Allan Say has had a long, storied career as a children’s author and illustrator. He won the 1994 Caldecott for Grandfather’s Journey, about his grandfather’s voyages from Japan to America and back, and wrote about his own childhood in The Ink-Keeper’s Apprentice. Say was born in Japan in 1937, came to the United States at age 16, and eventually settled in Portland, Oregon, in 1999. Tonbo is a contemplative, creative look back on his own life, accompanied by his beautifully luminous oil paintings.
Tonbo follows an old man with a cane taking a morning stroll through the park. A large white bird startles him, reminding him of a toy airplane he once had as a child, which he called “Tonbo,” the Japanese word for dragonfly. Suddenly engulfed in his memories, he chases after the elusive toy, finding himself mysteriously transported to a number of places from his youth, and each person he encounters treats him as if he is getting younger. “What are you looking for, young man?” one woman asks. When a captain calls him “son,” the man laughs, saying, “Excuse me, but I may be older than your father.”
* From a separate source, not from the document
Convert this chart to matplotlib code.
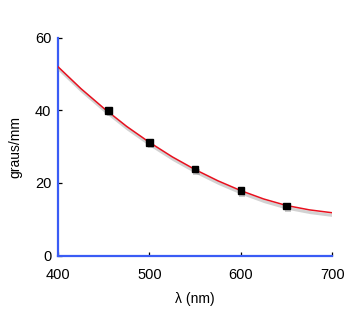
import numpy as np
import matplotlib
matplotlib.use("Agg")
import matplotlib.pyplot as plt
import matplotlib.patheffects as pe

plt.rcParams['font.family'] = ['Liberation Sans', 'DejaVu Sans']

# measured points
wl = [455, 500, 550, 600, 650]
deg_mm = [40.0, 31.2, 23.8, 17.9, 13.6]

# fitted curve
curve_wl = [400, 425, 450, 475, 500, 525, 550, 575, 600, 625, 650, 675, 700]
curve_deg = [52.0, 46.0, 40.6, 35.6, 31.2, 27.2, 23.7, 20.6, 17.9, 15.6, 13.8, 12.6, 11.8]

xticks = [400, 500, 600, 700]
yticks = [0, 20, 40, 60]

fig = plt.figure(figsize=(3.5, 3.26), dpi=100)
ax = fig.add_axes([0.166, 0.216, 0.783, 0.668])

shadow = [pe.SimpleLineShadow(offset=(1, -2), shadow_color='#909090', alpha=0.4, linewidth=2.2),
          pe.Normal()]
ax.plot(curve_wl, curve_deg, color='#e8101e', lw=1.1, path_effects=shadow, zorder=3)
ax.plot(wl, deg_mm, 's', color='black', ms=4.6, zorder=4,
        path_effects=[pe.SimplePatchShadow(offset=(1, -2), shadow_rgbFace='#808080', alpha=0.4), pe.Normal()])

ax.set_xlim(400, 700)
ax.set_ylim(0, 60)
ax.set_xticks(xticks)
ax.set_yticks(yticks)

for s in ['top', 'right']:
    ax.spines[s].set_visible(False)
for s in ['left', 'bottom']:
    ax.spines[s].set_color('#3a5cf5')
    ax.spines[s].set_linewidth(1.6)

ax.tick_params(axis='both', direction='in', length=3, width=0.9, color='black', labelsize=10.5)
ax.tick_params(axis='x', pad=9)
ax.tick_params(axis='y', pad=5)

ax.set_xlabel('λ (nm)', fontsize=10, labelpad=7)
ax.set_ylabel('graus/mm', fontsize=10, labelpad=9)

fig.savefig('out.png', dpi=100)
At first, readers see everything from the old man’s perspective. We see the people he encounters and sometimes his shadow. Say’s use of color is magnificent, using mostly muted, dreamlike tones highlighted by intense blocks of color—an orange chimney and mint green roof set against a dark blue ocean; the teal blue of the sky; the green awning and pink outer wall of an ice cream shop. It is at the ice cream shop where the protagonist realizes that the young man he sees in the window is his own reflection. It’s a sophisticated, nuanced progression that may take a few readings for some children to understand, but once they do, it will seem like magic.
Eventually, the protagonist becomes his kindergartener self, back in a garden in Japan, where he finally finds his beloved airplane. Moments later, he’s an old man once more, back with his “old friends—aching hands and knees.” He encounters a group of children on a field trip and leaves them a special gift, in a lovely gesture that brings to mind the circle of life.
Tonbo is a remarkable ode to the interplay between aging and memory, and how the distant past can suddenly come to life again in the blink of an eye. It’s also a wonderful multigenerational conversation starter about how certain memories can live inside us forever.